Set down exactly, please, each line from the one containing "Reproduce this chart with matplotlib." through the one containing "from matplotlib.lines import Line2D", both lines included, and no other line.

Given entries:
*-*-*
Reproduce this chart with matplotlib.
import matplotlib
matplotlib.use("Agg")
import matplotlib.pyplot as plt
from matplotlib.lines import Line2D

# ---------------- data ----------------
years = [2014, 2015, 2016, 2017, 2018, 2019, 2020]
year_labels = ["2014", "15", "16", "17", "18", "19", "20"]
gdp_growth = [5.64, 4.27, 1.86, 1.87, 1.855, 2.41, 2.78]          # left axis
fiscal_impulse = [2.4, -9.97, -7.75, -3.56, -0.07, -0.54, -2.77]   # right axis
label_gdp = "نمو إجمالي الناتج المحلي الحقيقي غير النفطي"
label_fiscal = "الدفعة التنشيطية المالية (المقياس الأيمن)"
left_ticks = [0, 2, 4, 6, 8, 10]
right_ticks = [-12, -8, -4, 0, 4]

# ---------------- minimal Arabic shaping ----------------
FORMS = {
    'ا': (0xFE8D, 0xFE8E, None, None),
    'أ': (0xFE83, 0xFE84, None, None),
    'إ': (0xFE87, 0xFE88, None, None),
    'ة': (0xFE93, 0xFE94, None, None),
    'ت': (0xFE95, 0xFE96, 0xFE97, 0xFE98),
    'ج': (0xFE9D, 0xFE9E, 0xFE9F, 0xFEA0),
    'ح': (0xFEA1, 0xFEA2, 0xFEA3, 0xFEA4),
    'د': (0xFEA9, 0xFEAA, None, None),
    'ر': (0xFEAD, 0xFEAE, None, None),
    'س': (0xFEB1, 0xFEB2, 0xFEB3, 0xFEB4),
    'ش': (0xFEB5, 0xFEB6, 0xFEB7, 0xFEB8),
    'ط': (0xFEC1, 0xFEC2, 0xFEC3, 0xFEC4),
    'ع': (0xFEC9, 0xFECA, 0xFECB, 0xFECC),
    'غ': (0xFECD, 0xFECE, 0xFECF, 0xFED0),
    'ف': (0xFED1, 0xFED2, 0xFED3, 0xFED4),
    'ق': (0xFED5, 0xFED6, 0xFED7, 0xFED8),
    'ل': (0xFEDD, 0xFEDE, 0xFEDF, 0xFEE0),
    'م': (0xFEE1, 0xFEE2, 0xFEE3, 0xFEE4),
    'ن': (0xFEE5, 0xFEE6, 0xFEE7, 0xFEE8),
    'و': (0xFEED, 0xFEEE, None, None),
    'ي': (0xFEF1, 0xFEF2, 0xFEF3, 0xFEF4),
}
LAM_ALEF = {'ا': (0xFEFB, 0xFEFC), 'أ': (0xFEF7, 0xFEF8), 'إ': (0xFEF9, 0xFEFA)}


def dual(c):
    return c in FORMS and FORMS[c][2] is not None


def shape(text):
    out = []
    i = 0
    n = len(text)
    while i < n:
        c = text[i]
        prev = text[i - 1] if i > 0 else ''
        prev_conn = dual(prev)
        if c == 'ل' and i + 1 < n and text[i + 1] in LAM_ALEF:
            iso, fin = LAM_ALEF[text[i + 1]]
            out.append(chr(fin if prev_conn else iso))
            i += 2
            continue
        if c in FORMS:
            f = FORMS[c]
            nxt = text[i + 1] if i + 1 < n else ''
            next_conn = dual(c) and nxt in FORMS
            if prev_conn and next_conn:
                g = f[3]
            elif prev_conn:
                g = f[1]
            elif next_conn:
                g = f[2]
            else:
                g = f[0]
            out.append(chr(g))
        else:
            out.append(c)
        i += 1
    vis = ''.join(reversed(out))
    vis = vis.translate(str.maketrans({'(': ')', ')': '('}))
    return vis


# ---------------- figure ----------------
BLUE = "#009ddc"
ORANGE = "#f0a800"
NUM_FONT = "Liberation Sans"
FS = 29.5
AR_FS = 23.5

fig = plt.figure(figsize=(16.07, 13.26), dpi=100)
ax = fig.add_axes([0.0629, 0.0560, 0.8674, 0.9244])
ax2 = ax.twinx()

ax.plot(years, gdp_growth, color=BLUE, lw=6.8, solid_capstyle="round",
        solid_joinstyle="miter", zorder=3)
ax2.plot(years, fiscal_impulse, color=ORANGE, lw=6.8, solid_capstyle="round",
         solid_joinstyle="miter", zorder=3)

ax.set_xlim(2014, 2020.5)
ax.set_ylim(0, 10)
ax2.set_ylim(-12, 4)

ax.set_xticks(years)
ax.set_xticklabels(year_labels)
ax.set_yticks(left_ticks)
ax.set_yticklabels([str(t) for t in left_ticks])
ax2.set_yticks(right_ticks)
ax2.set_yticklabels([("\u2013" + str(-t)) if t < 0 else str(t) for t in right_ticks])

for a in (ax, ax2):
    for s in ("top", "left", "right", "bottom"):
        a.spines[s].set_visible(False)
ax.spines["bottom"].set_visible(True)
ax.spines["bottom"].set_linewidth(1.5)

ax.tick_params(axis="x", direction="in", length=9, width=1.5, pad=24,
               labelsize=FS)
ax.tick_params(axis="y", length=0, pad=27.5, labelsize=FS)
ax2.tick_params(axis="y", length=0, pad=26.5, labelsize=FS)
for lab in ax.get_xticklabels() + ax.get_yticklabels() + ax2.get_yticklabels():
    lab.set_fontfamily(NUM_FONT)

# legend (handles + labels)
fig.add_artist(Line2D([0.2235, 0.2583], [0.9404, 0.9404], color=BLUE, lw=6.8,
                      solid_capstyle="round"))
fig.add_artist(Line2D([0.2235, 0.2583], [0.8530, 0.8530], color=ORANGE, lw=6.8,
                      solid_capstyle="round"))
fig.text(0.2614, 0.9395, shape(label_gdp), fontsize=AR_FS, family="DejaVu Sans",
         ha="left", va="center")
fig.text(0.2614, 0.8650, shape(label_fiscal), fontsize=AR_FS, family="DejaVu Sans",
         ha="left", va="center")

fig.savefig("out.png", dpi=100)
*-*-*
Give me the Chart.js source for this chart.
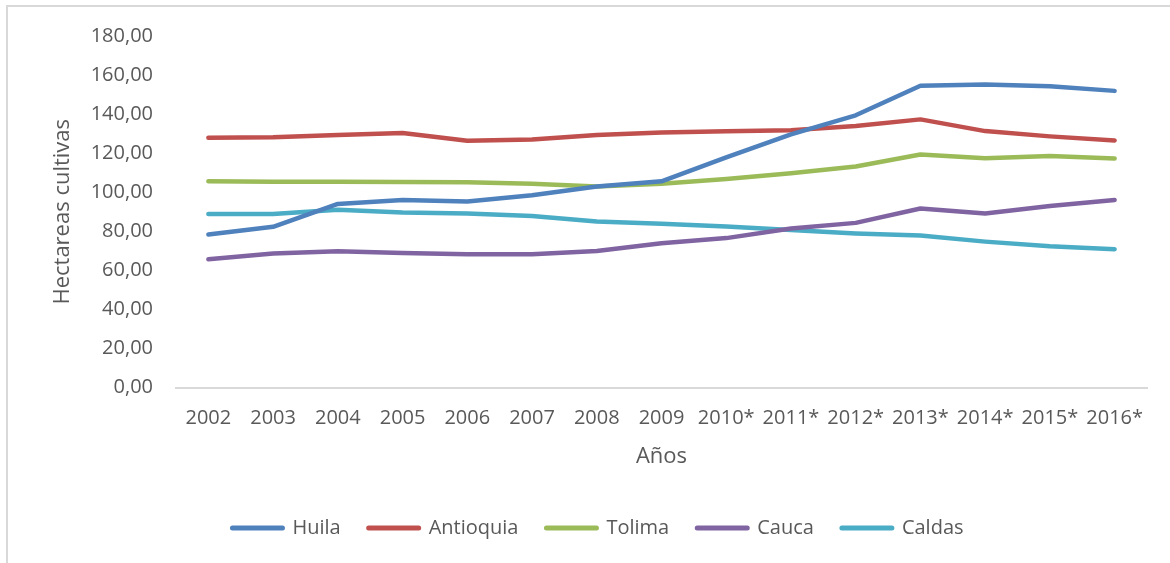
*-*-*
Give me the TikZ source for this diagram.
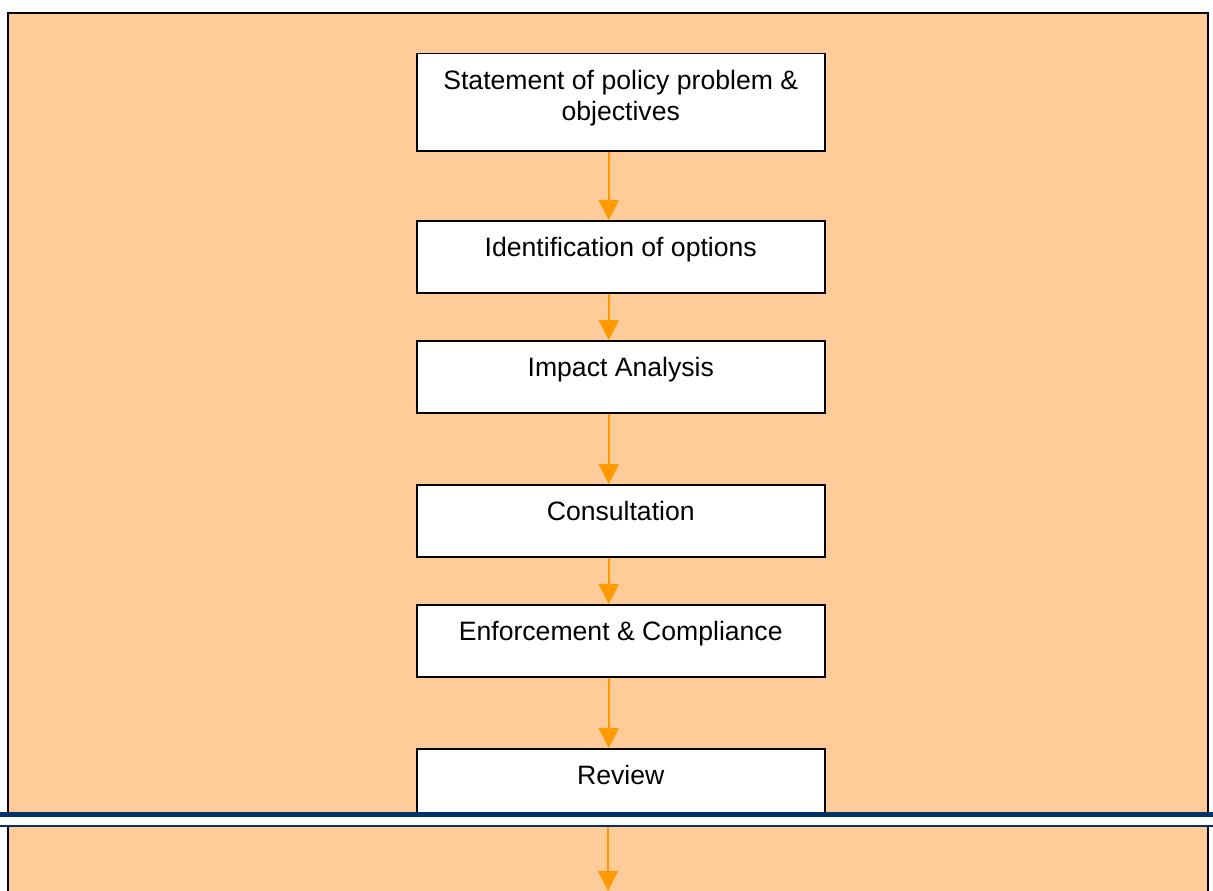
*-*-*
Final result:
Reproduce this chart with matplotlib.
import matplotlib
matplotlib.use("Agg")
import matplotlib.pyplot as plt
from matplotlib.lines import Line2D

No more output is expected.